> _Exercise objective_
Without changing a character, return the entries, but not the images they hold.

%%

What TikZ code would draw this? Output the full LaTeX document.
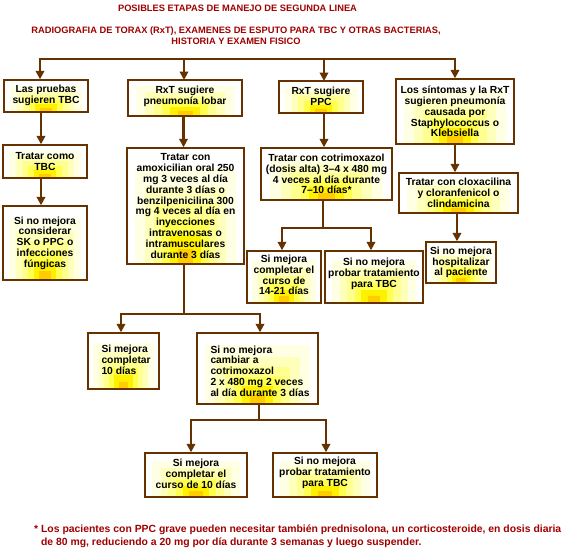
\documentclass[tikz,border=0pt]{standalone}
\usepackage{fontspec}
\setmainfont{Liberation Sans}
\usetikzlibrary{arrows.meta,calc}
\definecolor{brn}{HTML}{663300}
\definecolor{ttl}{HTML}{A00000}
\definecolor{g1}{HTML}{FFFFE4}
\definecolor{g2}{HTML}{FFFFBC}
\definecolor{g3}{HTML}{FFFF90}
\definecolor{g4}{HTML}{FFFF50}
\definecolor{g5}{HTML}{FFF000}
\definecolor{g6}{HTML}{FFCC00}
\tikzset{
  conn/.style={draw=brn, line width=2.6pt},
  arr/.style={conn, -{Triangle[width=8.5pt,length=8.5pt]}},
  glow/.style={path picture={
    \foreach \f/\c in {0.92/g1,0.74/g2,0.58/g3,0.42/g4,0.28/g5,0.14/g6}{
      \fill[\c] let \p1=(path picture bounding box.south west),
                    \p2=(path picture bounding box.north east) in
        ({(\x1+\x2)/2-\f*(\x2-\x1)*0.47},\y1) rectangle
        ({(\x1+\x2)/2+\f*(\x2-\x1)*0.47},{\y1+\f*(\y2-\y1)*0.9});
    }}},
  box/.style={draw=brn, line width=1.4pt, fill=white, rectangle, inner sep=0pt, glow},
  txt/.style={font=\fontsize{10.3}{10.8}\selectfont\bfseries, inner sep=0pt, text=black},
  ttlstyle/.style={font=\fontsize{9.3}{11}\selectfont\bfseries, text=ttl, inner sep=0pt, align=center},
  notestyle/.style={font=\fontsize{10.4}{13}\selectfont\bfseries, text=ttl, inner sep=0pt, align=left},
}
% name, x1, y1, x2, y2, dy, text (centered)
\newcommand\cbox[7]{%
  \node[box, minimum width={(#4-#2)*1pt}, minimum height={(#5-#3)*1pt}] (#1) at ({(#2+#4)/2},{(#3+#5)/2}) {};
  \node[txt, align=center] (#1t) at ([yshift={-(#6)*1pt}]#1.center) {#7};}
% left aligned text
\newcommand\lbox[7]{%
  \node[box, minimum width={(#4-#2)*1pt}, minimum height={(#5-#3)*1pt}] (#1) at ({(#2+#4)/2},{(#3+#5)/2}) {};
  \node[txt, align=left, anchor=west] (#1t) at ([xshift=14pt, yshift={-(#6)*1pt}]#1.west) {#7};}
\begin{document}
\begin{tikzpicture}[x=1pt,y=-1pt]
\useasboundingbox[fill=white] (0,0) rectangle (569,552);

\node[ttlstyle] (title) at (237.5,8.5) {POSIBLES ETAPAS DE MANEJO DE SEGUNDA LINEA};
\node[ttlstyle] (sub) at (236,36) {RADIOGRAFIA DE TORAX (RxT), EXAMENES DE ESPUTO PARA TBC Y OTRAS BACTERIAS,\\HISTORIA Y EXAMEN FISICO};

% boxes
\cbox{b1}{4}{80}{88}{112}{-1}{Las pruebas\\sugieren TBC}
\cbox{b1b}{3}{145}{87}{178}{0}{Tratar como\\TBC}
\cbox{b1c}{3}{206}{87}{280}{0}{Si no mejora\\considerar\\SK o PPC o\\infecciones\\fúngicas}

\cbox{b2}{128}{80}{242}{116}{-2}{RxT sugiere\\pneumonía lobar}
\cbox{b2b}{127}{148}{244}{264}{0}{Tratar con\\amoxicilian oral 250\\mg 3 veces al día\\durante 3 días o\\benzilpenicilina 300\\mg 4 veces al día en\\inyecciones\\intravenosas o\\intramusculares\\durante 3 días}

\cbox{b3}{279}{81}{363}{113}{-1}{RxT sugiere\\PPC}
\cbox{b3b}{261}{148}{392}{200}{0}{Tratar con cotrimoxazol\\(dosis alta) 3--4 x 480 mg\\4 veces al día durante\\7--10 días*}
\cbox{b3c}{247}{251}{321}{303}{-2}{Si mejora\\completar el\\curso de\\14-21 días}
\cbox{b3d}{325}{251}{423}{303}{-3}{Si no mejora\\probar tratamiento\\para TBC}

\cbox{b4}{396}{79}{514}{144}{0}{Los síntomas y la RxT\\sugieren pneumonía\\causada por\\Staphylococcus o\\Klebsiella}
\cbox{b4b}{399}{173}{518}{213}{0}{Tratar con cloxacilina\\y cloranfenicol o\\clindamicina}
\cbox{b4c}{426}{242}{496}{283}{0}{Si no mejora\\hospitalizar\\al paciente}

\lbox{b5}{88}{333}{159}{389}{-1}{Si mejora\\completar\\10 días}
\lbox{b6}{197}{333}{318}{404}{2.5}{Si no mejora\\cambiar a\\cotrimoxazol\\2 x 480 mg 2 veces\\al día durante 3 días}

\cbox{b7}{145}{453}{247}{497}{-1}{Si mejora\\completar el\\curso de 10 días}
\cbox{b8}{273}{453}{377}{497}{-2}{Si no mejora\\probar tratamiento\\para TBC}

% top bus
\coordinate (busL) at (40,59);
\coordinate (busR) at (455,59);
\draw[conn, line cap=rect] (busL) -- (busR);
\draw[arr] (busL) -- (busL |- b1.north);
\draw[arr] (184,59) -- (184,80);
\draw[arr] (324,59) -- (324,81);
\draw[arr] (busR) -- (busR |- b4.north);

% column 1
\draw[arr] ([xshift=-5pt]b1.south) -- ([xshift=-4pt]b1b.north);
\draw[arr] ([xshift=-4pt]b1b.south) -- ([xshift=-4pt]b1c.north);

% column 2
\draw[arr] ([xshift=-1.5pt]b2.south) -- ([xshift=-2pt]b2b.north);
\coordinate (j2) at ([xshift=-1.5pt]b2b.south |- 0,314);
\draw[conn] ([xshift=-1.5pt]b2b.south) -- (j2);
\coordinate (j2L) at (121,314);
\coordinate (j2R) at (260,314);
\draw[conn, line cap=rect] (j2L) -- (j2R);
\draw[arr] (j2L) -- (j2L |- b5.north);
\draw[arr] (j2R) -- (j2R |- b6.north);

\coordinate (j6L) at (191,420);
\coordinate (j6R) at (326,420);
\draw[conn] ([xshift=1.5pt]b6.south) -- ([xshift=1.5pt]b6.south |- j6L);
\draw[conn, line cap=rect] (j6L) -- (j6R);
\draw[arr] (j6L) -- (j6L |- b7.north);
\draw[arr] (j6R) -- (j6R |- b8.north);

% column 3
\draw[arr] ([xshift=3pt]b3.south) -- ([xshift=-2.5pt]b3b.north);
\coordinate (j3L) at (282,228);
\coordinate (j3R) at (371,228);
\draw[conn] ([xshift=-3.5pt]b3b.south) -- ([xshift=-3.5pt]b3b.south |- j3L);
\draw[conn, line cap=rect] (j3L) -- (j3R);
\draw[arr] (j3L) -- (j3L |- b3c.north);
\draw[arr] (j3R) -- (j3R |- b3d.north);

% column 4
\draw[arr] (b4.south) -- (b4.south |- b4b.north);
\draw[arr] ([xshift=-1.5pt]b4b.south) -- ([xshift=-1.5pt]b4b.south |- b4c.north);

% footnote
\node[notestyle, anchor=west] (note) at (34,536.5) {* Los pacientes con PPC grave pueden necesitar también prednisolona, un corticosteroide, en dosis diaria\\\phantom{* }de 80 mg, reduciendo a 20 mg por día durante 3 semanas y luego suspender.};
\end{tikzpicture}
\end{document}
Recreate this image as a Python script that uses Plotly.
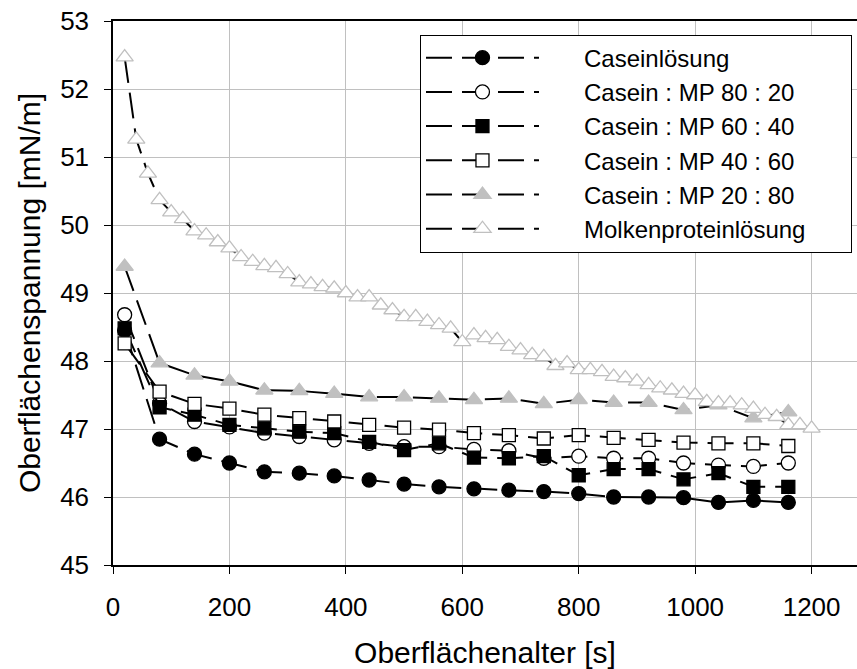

%%

> _Solution below_
What TikZ code would draw this? Output the full LaTeX document.
\documentclass[tikz,border=0pt]{standalone}
\usepackage{fontspec}
\setmainfont{Liberation Sans}
\usetikzlibrary{arrows.meta,calc}
\definecolor{brn}{HTML}{663300}
\definecolor{ttl}{HTML}{A00000}
\definecolor{g1}{HTML}{FFFFE4}
\definecolor{g2}{HTML}{FFFFBC}
\definecolor{g3}{HTML}{FFFF90}
\definecolor{g4}{HTML}{FFFF50}
\definecolor{g5}{HTML}{FFF000}
\definecolor{g6}{HTML}{FFCC00}
\tikzset{
  conn/.style={draw=brn, line width=2.6pt},
  arr/.style={conn, -{Triangle[width=8.5pt,length=8.5pt]}},
  glow/.style={path picture={
    \foreach \f/\c in {0.92/g1,0.74/g2,0.58/g3,0.42/g4,0.28/g5,0.14/g6}{
      \fill[\c] let \p1=(path picture bounding box.south west),
                    \p2=(path picture bounding box.north east) in
        ({(\x1+\x2)/2-\f*(\x2-\x1)*0.47},\y1) rectangle
        ({(\x1+\x2)/2+\f*(\x2-\x1)*0.47},{\y1+\f*(\y2-\y1)*0.9});
    }}},
  box/.style={draw=brn, line width=1.4pt, fill=white, rectangle, inner sep=0pt, glow},
  txt/.style={font=\fontsize{10.3}{10.8}\selectfont\bfseries, inner sep=0pt, text=black},
  ttlstyle/.style={font=\fontsize{9.3}{11}\selectfont\bfseries, text=ttl, inner sep=0pt, align=center},
  notestyle/.style={font=\fontsize{10.4}{13}\selectfont\bfseries, text=ttl, inner sep=0pt, align=left},
}
% name, x1, y1, x2, y2, dy, text (centered)
\newcommand\cbox[7]{%
  \node[box, minimum width={(#4-#2)*1pt}, minimum height={(#5-#3)*1pt}] (#1) at ({(#2+#4)/2},{(#3+#5)/2}) {};
  \node[txt, align=center] (#1t) at ([yshift={-(#6)*1pt}]#1.center) {#7};}
% left aligned text
\newcommand\lbox[7]{%
  \node[box, minimum width={(#4-#2)*1pt}, minimum height={(#5-#3)*1pt}] (#1) at ({(#2+#4)/2},{(#3+#5)/2}) {};
  \node[txt, align=left, anchor=west] (#1t) at ([xshift=14pt, yshift={-(#6)*1pt}]#1.west) {#7};}
\begin{document}
\begin{tikzpicture}[x=1pt,y=-1pt]
\useasboundingbox[fill=white] (0,0) rectangle (569,552);

\node[ttlstyle] (title) at (237.5,8.5) {POSIBLES ETAPAS DE MANEJO DE SEGUNDA LINEA};
\node[ttlstyle] (sub) at (236,36) {RADIOGRAFIA DE TORAX (RxT), EXAMENES DE ESPUTO PARA TBC Y OTRAS BACTERIAS,\\HISTORIA Y EXAMEN FISICO};

% boxes
\cbox{b1}{4}{80}{88}{112}{-1}{Las pruebas\\sugieren TBC}
\cbox{b1b}{3}{145}{87}{178}{0}{Tratar como\\TBC}
\cbox{b1c}{3}{206}{87}{280}{0}{Si no mejora\\considerar\\SK o PPC o\\infecciones\\fúngicas}

\cbox{b2}{128}{80}{242}{116}{-2}{RxT sugiere\\pneumonía lobar}
\cbox{b2b}{127}{148}{244}{264}{0}{Tratar con\\amoxicilian oral 250\\mg 3 veces al día\\durante 3 días o\\benzilpenicilina 300\\mg 4 veces al día en\\inyecciones\\intravenosas o\\intramusculares\\durante 3 días}

\cbox{b3}{279}{81}{363}{113}{-1}{RxT sugiere\\PPC}
\cbox{b3b}{261}{148}{392}{200}{0}{Tratar con cotrimoxazol\\(dosis alta) 3--4 x 480 mg\\4 veces al día durante\\7--10 días*}
\cbox{b3c}{247}{251}{321}{303}{-2}{Si mejora\\completar el\\curso de\\14-21 días}
\cbox{b3d}{325}{251}{423}{303}{-3}{Si no mejora\\probar tratamiento\\para TBC}

\cbox{b4}{396}{79}{514}{144}{0}{Los síntomas y la RxT\\sugieren pneumonía\\causada por\\Staphylococcus o\\Klebsiella}
\cbox{b4b}{399}{173}{518}{213}{0}{Tratar con cloxacilina\\y cloranfenicol o\\clindamicina}
\cbox{b4c}{426}{242}{496}{283}{0}{Si no mejora\\hospitalizar\\al paciente}

\lbox{b5}{88}{333}{159}{389}{-1}{Si mejora\\completar\\10 días}
\lbox{b6}{197}{333}{318}{404}{2.5}{Si no mejora\\cambiar a\\cotrimoxazol\\2 x 480 mg 2 veces\\al día durante 3 días}

\cbox{b7}{145}{453}{247}{497}{-1}{Si mejora\\completar el\\curso de 10 días}
\cbox{b8}{273}{453}{377}{497}{-2}{Si no mejora\\probar tratamiento\\para TBC}

% top bus
\coordinate (busL) at (40,59);
\coordinate (busR) at (455,59);
\draw[conn, line cap=rect] (busL) -- (busR);
\draw[arr] (busL) -- (busL |- b1.north);
\draw[arr] (184,59) -- (184,80);
\draw[arr] (324,59) -- (324,81);
\draw[arr] (busR) -- (busR |- b4.north);

% column 1
\draw[arr] ([xshift=-5pt]b1.south) -- ([xshift=-4pt]b1b.north);
\draw[arr] ([xshift=-4pt]b1b.south) -- ([xshift=-4pt]b1c.north);

% column 2
\draw[arr] ([xshift=-1.5pt]b2.south) -- ([xshift=-2pt]b2b.north);
\coordinate (j2) at ([xshift=-1.5pt]b2b.south |- 0,314);
\draw[conn] ([xshift=-1.5pt]b2b.south) -- (j2);
\coordinate (j2L) at (121,314);
\coordinate (j2R) at (260,314);
\draw[conn, line cap=rect] (j2L) -- (j2R);
\draw[arr] (j2L) -- (j2L |- b5.north);
\draw[arr] (j2R) -- (j2R |- b6.north);

\coordinate (j6L) at (191,420);
\coordinate (j6R) at (326,420);
\draw[conn] ([xshift=1.5pt]b6.south) -- ([xshift=1.5pt]b6.south |- j6L);
\draw[conn, line cap=rect] (j6L) -- (j6R);
\draw[arr] (j6L) -- (j6L |- b7.north);
\draw[arr] (j6R) -- (j6R |- b8.north);

% column 3
\draw[arr] ([xshift=3pt]b3.south) -- ([xshift=-2.5pt]b3b.north);
\coordinate (j3L) at (282,228);
\coordinate (j3R) at (371,228);
\draw[conn] ([xshift=-3.5pt]b3b.south) -- ([xshift=-3.5pt]b3b.south |- j3L);
\draw[conn, line cap=rect] (j3L) -- (j3R);
\draw[arr] (j3L) -- (j3L |- b3c.north);
\draw[arr] (j3R) -- (j3R |- b3d.north);

% column 4
\draw[arr] (b4.south) -- (b4.south |- b4b.north);
\draw[arr] ([xshift=-1.5pt]b4b.south) -- ([xshift=-1.5pt]b4b.south |- b4c.north);

% footnote
\node[notestyle, anchor=west] (note) at (34,536.5) {* Los pacientes con PPC grave pueden necesitar también prednisolona, un corticosteroide, en dosis diaria\\\phantom{* }de 80 mg, reduciendo a 20 mg por día durante 3 semanas y luego suspender.};
\end{tikzpicture}
\end{document}
Recreate this image as a Python script that uses Plotly.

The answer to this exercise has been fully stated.